Some marketers have attempted to capture a little bit more detail in an hourglass-shaped sales funnel. This is sometimes referred to as the “demand generation funnel”:
Graphically, it conveys a similar growth model to that of the Flywheel, while technically leaving more space for specific instruction.
Which sales funnel should you model your marketing after?
Technically, all of them. Because all the sales funnel examples (including the Flywheel and the hourglass) you’ll find on the web have more similarities than differences.
All of them start with some form of top-level awareness that feeds into engagement, consideration, intent to buy and, eventually the decision to buy. Conceptually, inbound marketing and sales have not actually changed that much in the past century.
The only standout – and much needed – revolution to the sales funnel is the inclusion of customer loyalty and advocacy, which you’ll see in the Flywheel or the hourglass.
So if you want the most up-to-date model for inbound marketing and sales, we would have to recommend the Flywheel.
The actual graphical template doesn’t prescribe specific actions, so we also encourage you to look at the details we’ve provided in our sales funnel, and use those to guide the actions of your inbound marketing efforts leading up to the “delight” segment of the Flywheel.

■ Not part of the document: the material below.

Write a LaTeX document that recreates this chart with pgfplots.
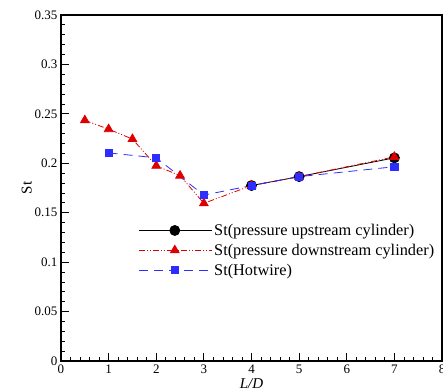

For good measure, here are some actionable steps you can take to delight existing customers and turn them into advocates:
- Create free guides, tutorials and other content that they can use to maximize the value of your products and services.
- Focus on delivering data-driven reports and KPIs that show quantifiable results of using your product or service.
- Create an email list specifically for existing clients and use it to build loyalty campaigns that encourage repeat business.
- Provide really excellent customer support.
- Ask them to partake in case studies and testimonials (it helps to remind them that any links back to their site are good for search engine optimization).
- Incentivize them to review your products and services.
Now go grease up that funnel, fill that hourglass and spin that wheel.